Friday, April 06, 2007

The Cheney Standard Lie

The name "Dick Cheney" has become as synonymous with lying as the name "George Bush" is with stupidity. Of course, Cheney's best known lies were that American troops would be welcomed as "liberators" and that the insurgency was in its "last throes." But Cheney does not employ the Gonzales Standard Lying technique of issuing universal denials with the expectation that the opposition won't be able to come up with contrary information. As an experienced Washington player, Cheney has his own special lying technique. The Cheney approach to lying is to create false impressions through manipulating single bits of information or disinformation. Yesterday, for example, Cheney justified the Saddam/Al-Qaeda link by referring to Abu Masab al-Zarqawi's presence in Iraq before the U. S. invasion.

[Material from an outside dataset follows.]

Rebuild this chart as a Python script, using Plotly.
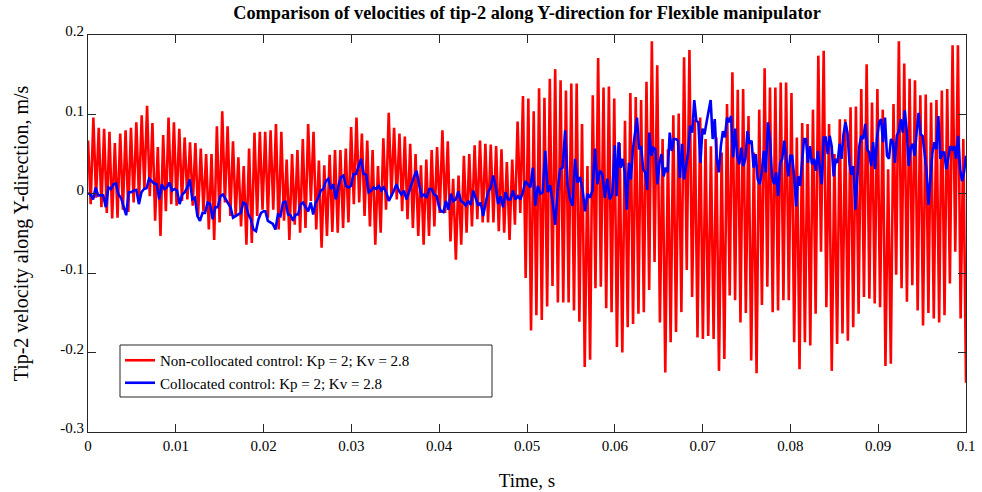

“He took up residence there before we ever launched into Iraq, organized the al-Qaida operations inside Iraq before we even arrived on the scene and then, of course, led the charge for Iraq until we killed him last June.”

In Cheney's statement, there is one indisputable fact. Al-Zarqawi indeed was operating in Iraq before the American invasion in March 2003. That's when Cheney begins manipulating his one fact into a lie. It is well-known that Zarqawi was operating in Kurdish rather than Saddam-controlled territory before the invasion. Consequently, there was no link to Saddam. Moreover, Zarqawi did not become affiliated with al-Qaeda until well after the invasion. Therefore Cheney was lying when he claimed that Zarqawi "organized the al-Qaida operations inside Iraq before we even arrived on the scene . . ."

Altogether, Cheney took one fact (Zarqawi's presence in Iraq) and dressed it up with a couple of lies to create a phony scenario of al-Qaida involvement in Iraq to justify the bigger lie that there was a link between Saddam and al-Qaeda.

Cheney did the same kind of thing when he was talking about mobile bio-weapon labs, Saddam's purported nuclear weapons capability, and other elements in the campaign of deception through which the Bush administration justified the invasion. But why does Dick Cheney still lie in this kind of transparent, easily detectable, fashion when he knows that nobody believes him outside the shrinking universe of Bush die-hards and that the media will refute the lie within an hour of his making it? That's easy. For Republican fund-raising audiences, conservative talk radio, and Bush die-hards in general, the idea that Saddam was linked to al-Qaeda is as incontrovertible a truth as the story of Noah's Ark in the Bible. Because there was a Pentagon inspector general report forthcoming that denied any connection between Saddam and al-Qaida, Cheney was defending a right-wing "truth" against what the right views as the lies of the "government bureaucracy" and "the media." The fact that Cheney was dishonestly manipulating one fact to justify his position was beside the point to the right.

It's also important to remember, however, that Cheney's lying was also beside the point with the broader public until the Bush administration began losing the war.